" PAS D'ARGENT PAS D'AMIS "
"Qu'est-ce qu'tu m'as ramené d'France ?" me demande, sans complexe, Fortuné en entrant dans le bureau. Fortuné, 21 ans, est apprenti en imprimerie et n'est souvent que de passage ici. Plus que surprise par cette demande incongrue, je sens monter en moi une irritation que je tente d'étouffer au plus vite dans une réponse négligée.
Que voulait-il bien que je lui ramène ??! Fortuné n'a qu'un rôle de figurant dans ma vie béninoise. Ce n'est pas un ami, mais une connaissance… une lointaine connaissance… comme Joyce, Raymond, la commerçante du coin, Jean-Eudes, Gervais, le couturier, etc. Et pourtant, tous sont venus me voir dès mon retour de France. Certains étaient même surpris, terriblement déçu que je ne leur tende pas un petit paquet soigneusement emballé. Non mais vraiment ! Je n'allais tout de même pas inonder de présents tous les gens que j'avais croisé
au Bénin !
Comme le souligne le journaliste Ryszard Kapuscincki dans son livre Ébène, aventures africaines, "la culture africaine est une culture de l'échange". Si on te donne quelque chose, tu dois rendre. C'est un devoir, un engagement. "Le cadeau est un appel à un geste de retour, à un rétablissement rapide de l'équilibre. J'ai reçu quelque chose ? Je rends !"
L'autre jour, je me suis enlisée dans une marre de sable. Quelques gardiens du quartier sont venus me prêter main forte… en terminant leur bonne action par un agressif : "Tu me donnes quoi ?" Lorsque un Africain "offre de sa personne, sa sollicitude, offre des informations (…), il va de soit que cet homme généreux attend un retour, un dédommagement, une satisfaction.
Je vous rassure… tous ne sont pas ainsi !!
Et si mon quotidien ne s'arrêtait qu'à ce genre de situations…
Je supporte chaque semaine un défilé incessant de pauvres malheureux rivalisant de subterfuges, de médiocrités et de mensonges pour une petite pièce... enfin plutôt quelques billets... 5000 Fcfa pour réparer la moto de Janvier qui n'a pas encore reçu son salaire ; 5000 pour Georges qui a tenté de me faire croire une histoire exubérante, le verbe décontenancé et la larme à l'œil ; 30 000 Fcfa pour l'apprenti d'un artiste hospitalisé ; une tentative pour l'achat d'un téléphone portable de la part d'un collègue ; une demande pour cotiser aux funérailles, du père, d'un très lointain voisin que je soupçonne de tenir encore debout, bref.

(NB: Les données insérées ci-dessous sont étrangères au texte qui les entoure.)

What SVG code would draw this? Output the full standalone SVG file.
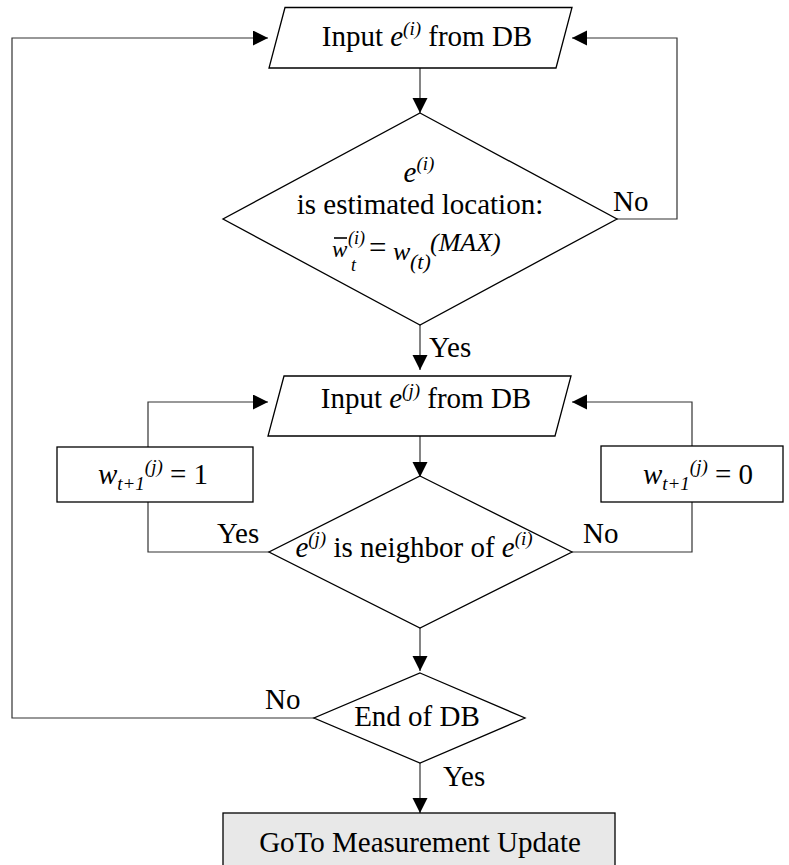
<svg xmlns="http://www.w3.org/2000/svg" width="789" height="865" viewBox="0 0 789 865">
<style>
.shape{fill:#fff;stroke:#000;stroke-width:1.3}
.gray{fill:#e8e8e8;stroke:#000;stroke-width:1.3}
.conn{fill:none;stroke:#333;stroke-width:1.2}
text{font-family:'Liberation Serif','DejaVu Serif',serif;font-size:29px;fill:#000}
.it{font-style:italic}
.sm{font-size:19px}
</style>
<defs>
<marker id="ah" markerUnits="userSpaceOnUse" markerWidth="16" markerHeight="16" refX="15" refY="7.5" orient="auto">
<path d="M0,0 L15,7.5 L0,15 z" fill="#000"/>
</marker>
</defs>
<rect width="789" height="865" fill="#fff"/>
<g id="connectors">
<polyline class="conn" points="314,718 12,718 12,38 268,38" marker-end="url(#ah)"/>
<polyline class="conn" points="617,219 677,219 677,38 572,38" marker-end="url(#ah)"/>
<line class="conn" x1="420" y1="68" x2="420" y2="113" marker-end="url(#ah)"/>
<line class="conn" x1="420" y1="325" x2="420" y2="370" marker-end="url(#ah)"/>
<line class="conn" x1="420" y1="436" x2="420" y2="477" marker-end="url(#ah)"/>
<polyline class="conn" points="269,552 148,552 148,502"/>
<polyline class="conn" points="148,447 148,402 268,402" marker-end="url(#ah)"/>
<polyline class="conn" points="571,552 692,552 692,502"/>
<polyline class="conn" points="692,446 692,402 572,402" marker-end="url(#ah)"/>
<line class="conn" x1="420" y1="628" x2="420" y2="671" marker-end="url(#ah)"/>
<line class="conn" x1="420" y1="763" x2="420" y2="813" marker-end="url(#ah)"/>
</g>
<g id="labels">
<text x="613" y="211">No</text>
<text x="429" y="357">Yes</text>
<text x="217" y="543">Yes</text>
<text x="583" y="543">No</text>
<text x="265" y="709">No</text>
<text x="443" y="786">Yes</text>
</g>
<g id="input-i">
<polygon class="shape" points="285,7.5 572,7.5 556,68 269,68"/>
<text x="427" y="46" text-anchor="middle">Input <tspan class="it">e</tspan><tspan class="it sm" dy="-11">(i)</tspan><tspan dy="11"> from DB</tspan></text>
</g>
<g id="decision-estimated">
<polygon class="shape" points="420,113 617,219 420,325 223,219"/>
<text x="419" y="182" text-anchor="middle"><tspan class="it">e</tspan><tspan class="it sm" dy="-12">(i)</tspan></text>
<text x="420" y="214" text-anchor="middle">is estimated location:</text>
<line x1="334" y1="238" x2="347" y2="238" stroke="#000" stroke-width="1.6"/>
<text class="it"><tspan x="332" y="257" font-size="23">w</tspan><tspan x="348" y="244" font-size="18">(i)</tspan><tspan x="351" y="271" font-size="18">t</tspan><tspan x="369" y="258" font-style="normal" font-size="31">=</tspan><tspan x="393" y="260" font-size="26">w</tspan><tspan x="410" y="269" font-size="22">(t)</tspan><tspan x="430" y="251" font-size="26">(MAX)</tspan></text>
</g>
<g id="input-j">
<polygon class="shape" points="284,376 571,376 555,436 268,436"/>
<text x="426" y="408" text-anchor="middle">Input <tspan class="it">e</tspan><tspan class="it sm" dy="-11">(j)</tspan><tspan dy="11"> from DB</tspan></text>
</g>
<g id="set-one">
<rect class="shape" x="57" y="447" width="196" height="55"/>
<text x="153" y="484" text-anchor="middle"><tspan class="it">w</tspan><tspan class="it sm" dy="6">t+1</tspan><tspan class="it sm" dy="-17">(j)</tspan><tspan dy="11"> = 1</tspan></text>
</g>
<g id="set-zero">
<rect class="shape" x="601" y="446" width="182" height="56"/>
<text x="698" y="484" text-anchor="middle"><tspan class="it">w</tspan><tspan class="it sm" dy="6">t+1</tspan><tspan class="it sm" dy="-17">(j)</tspan><tspan dy="11"> = 0</tspan></text>
</g>
<g id="decision-neighbor">
<polygon class="shape" points="420,476 572,552 420,628 269,552"/>
<text x="414" y="557" text-anchor="middle"><tspan class="it">e</tspan><tspan class="it sm" dy="-12">(j)</tspan><tspan dy="12"> is neighbor of </tspan><tspan class="it">e</tspan><tspan class="it sm" dy="-12">(i)</tspan></text>
</g>
<g id="decision-end">
<polygon class="shape" points="420,673 525,718 420,763 314,718"/>
<text x="417" y="726" text-anchor="middle">End of DB</text>
</g>
<g id="goto">
<rect class="gray" x="223" y="813" width="392" height="60"/>
<text x="420" y="852" text-anchor="middle">GoTo Measurement Update</text>
</g>
</svg>
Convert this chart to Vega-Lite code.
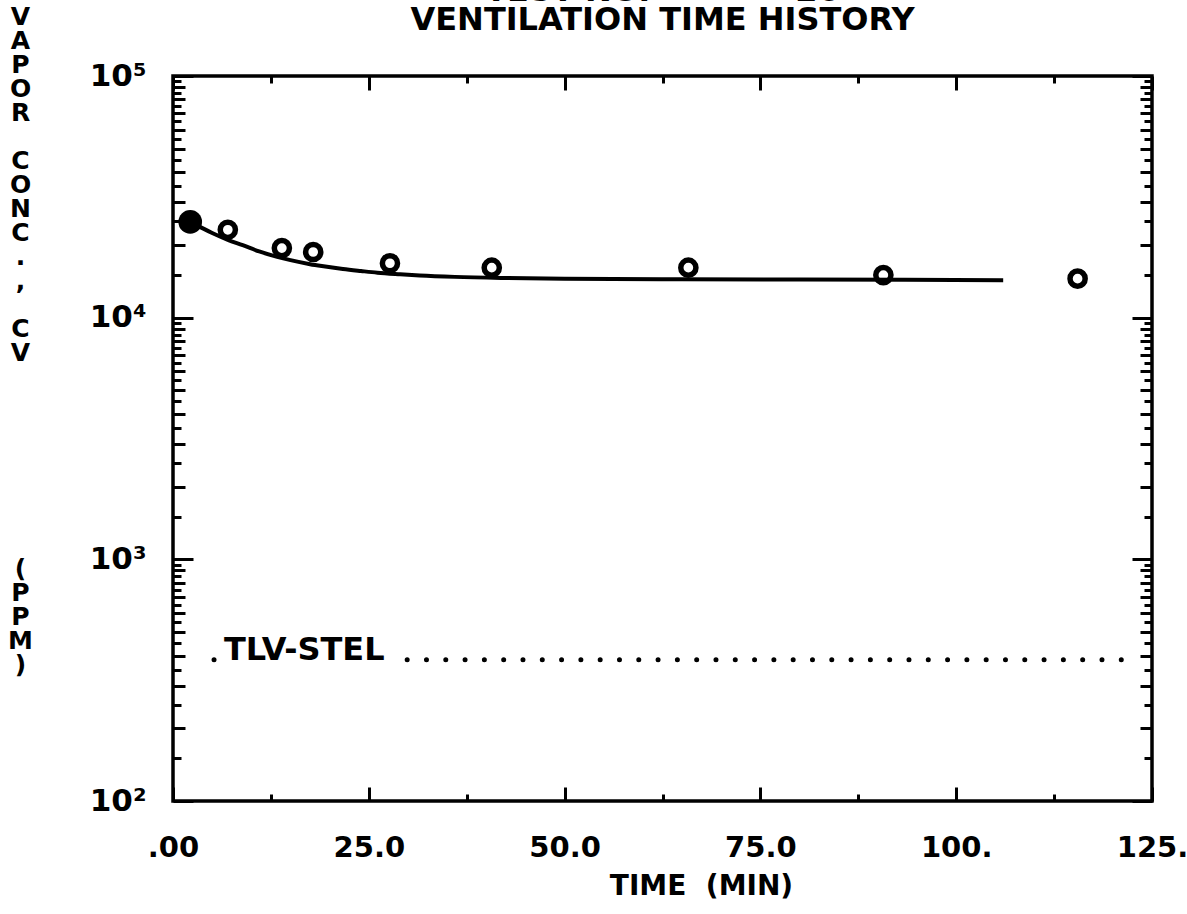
{
  "$schema": "https://vega.github.io/schema/vega-lite/v6.json",
  "width": 979,
  "height": 725,
  "autosize": "none",
  "padding": {"left": 173, "top": 76, "right": 35, "bottom": 113},
  "background": "white",
  "config": {
    "view": {"stroke": "black", "strokeWidth": 3.5},
    "font": "DejaVu Sans"
  },
  "title": {
    "text": ["TEST NO.\u00a0\u00a0\u00a0\u00a0\u00a0\u00a0\u00a0\u00a0\u00a0\u00a0\u00a0\u00a0\u00a026", "VENTILATION TIME HISTORY"],
    "font": "DejaVu Sans",
    "fontSize": 32,
    "fontWeight": "bold",
    "color": "black",
    "lineHeight": 29,
    "anchor": "middle",
    "baseline": "alphabetic",
    "offset": -58
  },
  "datasets": {
    "fit": [
      {"time": 2.2, "conc": 24900},
      {"time": 3.5, "conc": 23700},
      {"time": 5.0, "conc": 22400},
      {"time": 7.0, "conc": 21000},
      {"time": 8.9, "conc": 19950},
      {"time": 11.0, "conc": 18800},
      {"time": 13.3, "conc": 17850},
      {"time": 15.0, "conc": 17300},
      {"time": 17.5, "conc": 16650},
      {"time": 19.0, "conc": 16350},
      {"time": 21.7, "conc": 15900},
      {"time": 24.0, "conc": 15600},
      {"time": 26.1, "conc": 15350},
      {"time": 29.0, "conc": 15120},
      {"time": 31.5, "conc": 14950},
      {"time": 36.0, "conc": 14750},
      {"time": 42.0, "conc": 14600},
      {"time": 50.0, "conc": 14500},
      {"time": 65.0, "conc": 14420},
      {"time": 80.0, "conc": 14380},
      {"time": 106.0, "conc": 14300}
    ],
    "obs": [
      {"time": 7.0, "conc": 23100},
      {"time": 13.9, "conc": 19400},
      {"time": 17.9, "conc": 18700},
      {"time": 27.7, "conc": 16800},
      {"time": 40.7, "conc": 16100},
      {"time": 65.8, "conc": 16100},
      {"time": 90.7, "conc": 15000},
      {"time": 115.5, "conc": 14500}
    ],
    "initial": [
      {"time": 2.2, "conc": 24900}
    ],
    "tlv": [
      {"start": 5.24, "end": 5.26, "conc": 384},
      {"start": 29.9, "end": 121.1, "conc": 384}
    ],
    "tlvlabel": [
      {"time": 6.5, "conc": 384, "label": "TLV-STEL"}
    ]
  },
  "resolve": {"axis": {"x": "independent", "y": "independent"}},
  "layer": [
    {
      "data": {"name": "fit"},
      "mark": {"type": "line", "color": "black", "strokeWidth": 4, "interpolate": "monotone"},
      "encoding": {
        "x": {
          "field": "time", "type": "quantitative",
          "scale": {"domain": [0, 125], "nice": false, "zero": false},
          "axis": {
            "orient": "bottom",
            "values": [0, 12.5, 25, 37.5, 50, 62.5, 75, 87.5, 100, 112.5, 125],
            "domain": false, "grid": false,
            "tickColor": "black", "tickWidth": 3,
            "tickSize": {"condition": {"test": "datum.value % 25 === 0", "value": -14}, "value": -7},
            "labelExpr": "datum.value % 25 !== 0 ? '' : datum.value === 0 ? '.00' : datum.value < 100 ? format(datum.value, '.1f') : format(datum.value, 'd') + '.'",
            "labelFont": "DejaVu Sans", "labelFontSize": 29, "labelFontWeight": "bold", "labelColor": "black",
            "labelPadding": 46, "labelBaseline": "top", "labelFlush": false, "labelOverlap": false, "labelBound": false,
            "title": "TIME\u00a0 (MIN)",
            "titleFont": "DejaVu Sans", "titleFontSize": 28, "titleFontWeight": "bold", "titleColor": "black",
            "titleX": 528, "titleY": 85, "titleBaseline": "middle", "titleAlign": "center", "titleAnchor": null
          }
        },
        "y": {
          "field": "conc", "type": "quantitative",
          "scale": {"type": "log", "domain": [100, 100000], "nice": false},
          "axis": {
            "orient": "left",
            "values": [100,150,200,250,300,350,400,450,500,550,600,650,700,750,800,850,900,950,1000,1500,2000,2500,3000,3500,4000,4500,5000,5500,6000,6500,7000,7500,8000,8500,9000,9500,10000,15000,20000,25000,30000,35000,40000,45000,50000,55000,60000,65000,70000,75000,80000,85000,90000,95000,100000],
            "domain": false, "grid": false,
            "tickColor": "black", "tickWidth": 3,
            "tickSize": {"condition": [
              {"test": "indexof([100,1000,10000,100000], datum.value) >= 0", "value": -20},
              {"test": "datum.value % pow(10, floor(log(datum.value) / LN10 + 1e-9)) === 0", "value": -12}
            ], "value": -8},
            "labelExpr": "datum.value === 100 ? '10²' : datum.value === 1000 ? '10³' : datum.value === 10000 ? '10⁴' : datum.value === 100000 ? '10⁵' : ''",
            "labelFont": "DejaVu Sans", "labelFontSize": 31, "labelFontWeight": "bold", "labelColor": "black",
            "labelPadding": 47, "labelBaseline": "middle", "labelAlign": "right", "labelFlush": false, "labelOverlap": false, "labelBound": false,
            "title": ["V","A","P","O","R","\u2800","C","O","N","C",".",",","\u2800","C","V","\u2800","\u2800","\u2800","\u2800","\u2800","\u2800","\u2800","\u2800","(","P","P","M",")"],
            "titleFont": "DejaVu Sans", "titleFontSize": 25, "titleFontWeight": "bold", "titleColor": "black",
            "titleAngle": 0, "titleLineHeight": 24, "titleX": -153, "titleY": -72, "titleBaseline": "top", "titleAlign": "center", "titleAnchor": null
          }
        }
      }
    },
    {
      "data": {"name": "obs"},
      "mark": {"type": "point", "shape": "circle", "filled": false, "stroke": "black", "strokeWidth": 5.5, "size": 230, "opacity": 1},
      "encoding": {
        "x": {
          "field": "time", "type": "quantitative",
          "axis": {
            "orient": "top",
            "values": [0, 12.5, 25, 37.5, 50, 62.5, 75, 87.5, 100, 112.5, 125],
            "domain": false, "grid": false, "labels": false, "title": null,
            "tickColor": "black", "tickWidth": 3,
            "tickSize": {"condition": {"test": "datum.value % 25 === 0", "value": -14}, "value": -7}
          }
        },
        "y": {
          "field": "conc", "type": "quantitative",
          "axis": {
            "orient": "right",
            "values": [100,150,200,250,300,350,400,450,500,550,600,650,700,750,800,850,900,950,1000,1500,2000,2500,3000,3500,4000,4500,5000,5500,6000,6500,7000,7500,8000,8500,9000,9500,10000,15000,20000,25000,30000,35000,40000,45000,50000,55000,60000,65000,70000,75000,80000,85000,90000,95000,100000],
            "domain": false, "grid": false, "labels": false, "title": null,
            "tickColor": "black", "tickWidth": 3,
            "tickSize": {"condition": [
              {"test": "indexof([100,1000,10000,100000], datum.value) >= 0", "value": -20},
              {"test": "datum.value % pow(10, floor(log(datum.value) / LN10 + 1e-9)) === 0", "value": -12}
            ], "value": -8}
          }
        }
      }
    },
    {
      "data": {"name": "initial"},
      "mark": {"type": "point", "shape": "circle", "filled": true, "color": "black", "size": 560, "opacity": 1},
      "encoding": {
        "x": {"field": "time", "type": "quantitative", "axis": null},
        "y": {"field": "conc", "type": "quantitative", "axis": null}
      }
    },
    {
      "data": {"name": "tlv"},
      "mark": {"type": "rule", "color": "black", "strokeWidth": 5, "strokeCap": "round", "strokeDash": [0, 19.3]},
      "encoding": {
        "x": {"field": "start", "type": "quantitative", "axis": null},
        "x2": {"field": "end"},
        "y": {"field": "conc", "type": "quantitative", "axis": null}
      }
    },
    {
      "data": {"name": "tlvlabel"},
      "mark": {"type": "text", "align": "left", "baseline": "alphabetic", "font": "DejaVu Sans", "fontSize": 32, "fontWeight": "bold", "color": "black"},
      "encoding": {
        "x": {"field": "time", "type": "quantitative", "axis": null},
        "y": {"field": "conc", "type": "quantitative", "axis": null},
        "text": {"field": "label"}
      }
    }
  ]
}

Cette situation m'amuse beaucoup… avec un peu de recul. Ils ont tous cette même manière fébrile, dramatique, surjouée, déplacée, et systématique de venir nous voir pour ce genre de demande. D'abord il demande à te parler. A toi seul. A part, loin des regards. Ensuite il te laisse sous entendre que votre amitié est vraiment très importante. Là, il faut comprendre que si tu refuses de l'aider tu risques de culpabiliser pour le restant de tes jours… Ahh ! l'amitié à bon dos ! La plupart ne rendront jamais l'argent car n'en n'ont pas les moyens.
Il faut le savoir.
Par ailleurs, comprenez l'appréhension que j'ai à chaque fois que l'on me demande mon numéro de téléphone… quand ce n'est pas pour me demander de nouer un autre type de relation (comprendre devenir la petite amie d'un inconnu) !
J'ai bien compris que les Africains sont souvent persuadés que le Blanc est beaucoup plus riche que n'importe quel Noir. Lorsque un Noir rencontre la route d'un Blanc, il faut que ce dernier ne laisse pas échapper une telle occasion de se "lier d'amitié" avec…
La plupart d'entre eux n'ont rien, effectivement, et veulent tout avoir.
J'ai vu dans certaines cours familiales, des mères de famille aller puiser l'eau dans un puits, à l'eau douteuse, et cinq minutes plus tard prendre un appel téléphonique d'un magnifique portable… que je n'ai même pas en ma possession !!
Le plus pauvre d'entre eux, préférera investir dans un téléphone portable dernier cri plutôt que d'améliorer quelques éléments "essentiels" de son quotidien.